For win, place and show or Exacta wagers, the takeout is extracted one time for each race. In the multi-leg wagers, however, the takeout is extracted only one time for a sequence of races.
“So, in terms of payments to tracks through commissions and to owners through purses, those dollars are not working nearly as hard as they would be in the single race pools,” said Nader.
Concern Over Core Customers
The Thoroughbred Idea Foundation (TIF), an industry think-tank, has been banging the drum about the rise of CAWs, and the implications for the industry, for several years.
Just this March, TIF co-founder Craig Bernick warned that the current trajectory of CAW play risks substantial losses to both mainstream betting customers and to racehorse ownership.
In the same vein, Pat Cummings, TIF executive director and a former executive with the Hong Kong Jockey Club, stressed how vigilant California horsemen should be to the impacts from CAW to the long-term sustainability of the state's racing industry.
“No group should be pushing more for reform in this space–and to date, that has not really happened,” Cummings said, pointing to how California's purses are built solely upon handle, unlike other states which bolster their purse revenues through other sources. “Wagering is the lifeblood of the sport, but in America, nowhere more so than California.”
As such, pricing is key. “The growth of CAW play is proof that the cost we charge bettors via takeout matters,” Cummings said. “If takeout was higher for CAWs, they wouldn't wager or churn as much as they do,” Cummings added. “And while we don't have access to the deals cut to incentivize them, their overall growth is the sign that improving their experience through better pricing has worked.”
Indeed, the lack of public transparency by the industry at large about the impact from CAWs is glaring. Take the CHRB, one of the more transparent commissions when it comes to CAW data.
Until 2021, the CHRB issued detailed annual betting data on individual Elite Turf Club accounts. Last year, the CHRB lumped all Elite Turf Club accounts into one block.

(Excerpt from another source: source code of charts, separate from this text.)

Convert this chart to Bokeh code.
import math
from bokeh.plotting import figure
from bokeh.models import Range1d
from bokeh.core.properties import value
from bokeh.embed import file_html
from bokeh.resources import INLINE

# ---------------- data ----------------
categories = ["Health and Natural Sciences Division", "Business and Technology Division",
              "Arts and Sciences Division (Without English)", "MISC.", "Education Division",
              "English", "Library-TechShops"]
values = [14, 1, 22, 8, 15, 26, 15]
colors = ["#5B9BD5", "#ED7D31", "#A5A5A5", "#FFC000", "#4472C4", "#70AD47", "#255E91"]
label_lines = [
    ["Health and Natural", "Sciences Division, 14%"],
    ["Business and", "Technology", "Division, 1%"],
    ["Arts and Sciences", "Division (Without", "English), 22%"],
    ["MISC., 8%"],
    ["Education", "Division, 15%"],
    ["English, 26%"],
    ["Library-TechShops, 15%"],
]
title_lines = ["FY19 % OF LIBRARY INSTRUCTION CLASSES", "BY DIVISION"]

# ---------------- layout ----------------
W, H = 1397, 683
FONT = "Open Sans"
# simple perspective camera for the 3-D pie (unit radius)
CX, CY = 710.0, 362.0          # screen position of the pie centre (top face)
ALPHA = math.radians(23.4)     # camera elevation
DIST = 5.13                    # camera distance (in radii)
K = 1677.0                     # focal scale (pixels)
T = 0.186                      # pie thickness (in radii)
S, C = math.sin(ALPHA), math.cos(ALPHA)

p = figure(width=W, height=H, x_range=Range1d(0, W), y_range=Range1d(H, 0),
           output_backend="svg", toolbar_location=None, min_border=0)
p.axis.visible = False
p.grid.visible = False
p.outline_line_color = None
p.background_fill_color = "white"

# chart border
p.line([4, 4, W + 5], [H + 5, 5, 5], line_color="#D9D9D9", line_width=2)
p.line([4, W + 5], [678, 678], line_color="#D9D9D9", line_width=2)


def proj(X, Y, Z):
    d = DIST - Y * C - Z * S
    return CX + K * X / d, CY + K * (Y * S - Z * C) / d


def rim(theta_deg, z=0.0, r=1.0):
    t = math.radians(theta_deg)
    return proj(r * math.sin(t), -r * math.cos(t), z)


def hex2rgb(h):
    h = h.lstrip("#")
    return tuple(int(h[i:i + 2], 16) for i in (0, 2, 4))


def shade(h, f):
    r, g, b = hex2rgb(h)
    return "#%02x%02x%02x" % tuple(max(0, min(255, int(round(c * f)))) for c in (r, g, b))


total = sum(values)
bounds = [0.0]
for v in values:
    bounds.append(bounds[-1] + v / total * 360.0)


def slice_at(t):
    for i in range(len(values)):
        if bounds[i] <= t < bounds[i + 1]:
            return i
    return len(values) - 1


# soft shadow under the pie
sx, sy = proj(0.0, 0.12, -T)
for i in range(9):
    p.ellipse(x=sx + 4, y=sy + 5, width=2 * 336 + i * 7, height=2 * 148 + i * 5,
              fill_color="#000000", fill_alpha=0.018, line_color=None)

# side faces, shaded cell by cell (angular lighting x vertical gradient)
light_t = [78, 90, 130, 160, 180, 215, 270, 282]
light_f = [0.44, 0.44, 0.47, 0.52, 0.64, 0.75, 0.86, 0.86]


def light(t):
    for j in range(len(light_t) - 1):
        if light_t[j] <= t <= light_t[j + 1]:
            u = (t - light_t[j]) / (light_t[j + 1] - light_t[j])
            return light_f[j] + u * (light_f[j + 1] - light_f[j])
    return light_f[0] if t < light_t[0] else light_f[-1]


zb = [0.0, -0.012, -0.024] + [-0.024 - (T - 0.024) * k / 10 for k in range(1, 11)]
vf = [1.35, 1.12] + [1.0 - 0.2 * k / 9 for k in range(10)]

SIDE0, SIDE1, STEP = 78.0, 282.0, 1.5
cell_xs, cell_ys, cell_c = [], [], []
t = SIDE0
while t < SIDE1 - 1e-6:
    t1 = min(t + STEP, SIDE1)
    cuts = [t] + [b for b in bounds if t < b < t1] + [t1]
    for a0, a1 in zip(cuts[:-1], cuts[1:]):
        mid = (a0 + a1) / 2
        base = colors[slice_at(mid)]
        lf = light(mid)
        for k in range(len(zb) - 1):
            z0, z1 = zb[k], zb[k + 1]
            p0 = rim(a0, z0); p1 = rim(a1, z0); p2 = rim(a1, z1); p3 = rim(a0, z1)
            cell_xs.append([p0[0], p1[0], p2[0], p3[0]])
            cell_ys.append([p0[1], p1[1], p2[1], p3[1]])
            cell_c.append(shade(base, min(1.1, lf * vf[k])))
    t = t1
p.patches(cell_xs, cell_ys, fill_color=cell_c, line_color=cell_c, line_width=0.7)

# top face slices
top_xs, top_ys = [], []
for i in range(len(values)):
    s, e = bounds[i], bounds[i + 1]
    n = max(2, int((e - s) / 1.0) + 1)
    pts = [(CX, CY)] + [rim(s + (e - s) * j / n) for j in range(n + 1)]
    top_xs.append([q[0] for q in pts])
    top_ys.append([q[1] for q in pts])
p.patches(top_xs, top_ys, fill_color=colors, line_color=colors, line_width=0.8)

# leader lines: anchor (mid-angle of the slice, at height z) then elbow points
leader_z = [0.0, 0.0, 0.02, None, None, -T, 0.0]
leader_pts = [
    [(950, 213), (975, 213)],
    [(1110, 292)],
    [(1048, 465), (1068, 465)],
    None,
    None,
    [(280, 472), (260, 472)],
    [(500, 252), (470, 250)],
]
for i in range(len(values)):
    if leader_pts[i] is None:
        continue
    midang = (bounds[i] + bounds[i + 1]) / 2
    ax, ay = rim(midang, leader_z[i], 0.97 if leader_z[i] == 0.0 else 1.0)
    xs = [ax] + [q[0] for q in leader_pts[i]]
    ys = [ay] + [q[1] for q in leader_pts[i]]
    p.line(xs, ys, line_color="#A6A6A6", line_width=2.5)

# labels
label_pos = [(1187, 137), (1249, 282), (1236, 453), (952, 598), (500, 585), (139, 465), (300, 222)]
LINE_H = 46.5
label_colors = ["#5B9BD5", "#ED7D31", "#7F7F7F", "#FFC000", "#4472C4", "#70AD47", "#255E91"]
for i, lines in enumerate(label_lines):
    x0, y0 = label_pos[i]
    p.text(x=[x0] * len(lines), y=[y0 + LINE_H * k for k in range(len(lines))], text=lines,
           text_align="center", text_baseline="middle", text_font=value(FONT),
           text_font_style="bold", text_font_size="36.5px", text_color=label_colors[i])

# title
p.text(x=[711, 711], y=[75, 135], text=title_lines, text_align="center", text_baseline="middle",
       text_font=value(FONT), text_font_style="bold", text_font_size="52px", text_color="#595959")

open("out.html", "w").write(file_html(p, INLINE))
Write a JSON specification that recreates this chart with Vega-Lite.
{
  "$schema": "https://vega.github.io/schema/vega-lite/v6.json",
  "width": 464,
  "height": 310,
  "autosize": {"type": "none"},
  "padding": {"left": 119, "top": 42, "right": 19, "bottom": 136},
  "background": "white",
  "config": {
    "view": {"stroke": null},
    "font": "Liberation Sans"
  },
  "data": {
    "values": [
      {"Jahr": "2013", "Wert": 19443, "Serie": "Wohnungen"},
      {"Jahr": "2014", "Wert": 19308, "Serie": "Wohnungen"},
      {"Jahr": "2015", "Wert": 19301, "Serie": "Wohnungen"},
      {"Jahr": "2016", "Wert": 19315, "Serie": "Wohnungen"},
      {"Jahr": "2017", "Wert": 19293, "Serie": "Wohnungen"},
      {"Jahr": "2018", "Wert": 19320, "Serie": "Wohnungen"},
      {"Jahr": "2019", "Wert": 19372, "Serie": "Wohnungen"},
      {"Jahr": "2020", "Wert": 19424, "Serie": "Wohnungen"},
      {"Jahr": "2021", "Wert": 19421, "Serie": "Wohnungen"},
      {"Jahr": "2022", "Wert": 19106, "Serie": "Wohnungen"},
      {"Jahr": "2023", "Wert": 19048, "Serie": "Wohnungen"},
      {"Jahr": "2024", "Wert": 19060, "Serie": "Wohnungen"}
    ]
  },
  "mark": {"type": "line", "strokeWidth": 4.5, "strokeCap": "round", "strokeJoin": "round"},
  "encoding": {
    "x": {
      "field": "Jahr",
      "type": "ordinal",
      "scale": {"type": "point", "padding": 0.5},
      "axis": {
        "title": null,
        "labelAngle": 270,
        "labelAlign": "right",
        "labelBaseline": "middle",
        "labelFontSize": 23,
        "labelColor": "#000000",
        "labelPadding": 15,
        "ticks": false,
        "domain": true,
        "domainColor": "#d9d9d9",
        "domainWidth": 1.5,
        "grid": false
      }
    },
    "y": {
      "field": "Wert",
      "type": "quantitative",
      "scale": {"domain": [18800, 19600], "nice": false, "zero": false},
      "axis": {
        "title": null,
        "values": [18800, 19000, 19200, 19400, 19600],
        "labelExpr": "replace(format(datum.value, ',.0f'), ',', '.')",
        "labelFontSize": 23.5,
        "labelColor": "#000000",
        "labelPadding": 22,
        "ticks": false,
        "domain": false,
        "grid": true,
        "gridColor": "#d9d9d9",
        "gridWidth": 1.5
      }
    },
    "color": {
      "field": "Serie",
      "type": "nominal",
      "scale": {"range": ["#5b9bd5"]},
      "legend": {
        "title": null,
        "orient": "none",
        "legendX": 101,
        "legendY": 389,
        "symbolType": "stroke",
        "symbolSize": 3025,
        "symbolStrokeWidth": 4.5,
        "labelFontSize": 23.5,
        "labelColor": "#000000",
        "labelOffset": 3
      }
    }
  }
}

More specifically, the incentives offered these players is another major bugbear of CAWs. According to the FT, the rebates that CAW players receive can be around 10% of whatever they bet.
When asked if these details should be made public, Nader said that any effort at pricing transparency should ideally be done uniformly across the nation. “But I'm not sure there's a willingness to do that,” said Nader, who added that legal obstacles could similarly hinder such endeavors.
When asked the same question, Daruty said that “we believe very strongly that the personal wagering habits of our customers and their personal situations is something that should remain private, so we're not prepared to discuss specific rebates of specific players–that would not be appropriate.”
Individual rebates, Daruty explained, are dependent upon a wide variety of factors.
“Thus far we haven't found a one-size fits all model that we think makes sense for our racetracks, the horsemen who run there, as well as our customers. Until we can come up with such a model, we're going to continue to have a wide variety of rebates available to a wide variety of customers,” Daruty added.
Which leads to a fear among track operators that weakened CAW incentives could drive these price-sensitive players from the game. At the same time, without controls on CAW access to the betting pools, CAW is only going to further sour the average gambler to the game, Nader admitted.
“For the casual bettor, I'm not so sure,” Nader said. “It's the core customers, they're the ones I'm concerned about. I'm talking about the ones at a level just below the CAWs–they're the ones contributing on a day-to-day basis or participating at a higher rate. We want to make sure we're looking after their interests.”
What should that look like? Nader skirted specifics, calling it “a question for the industry at large to look at.” That said, “the key is introducing new people to the sport. Maybe we haven't done a good job at that for the last 10 to 20 years.”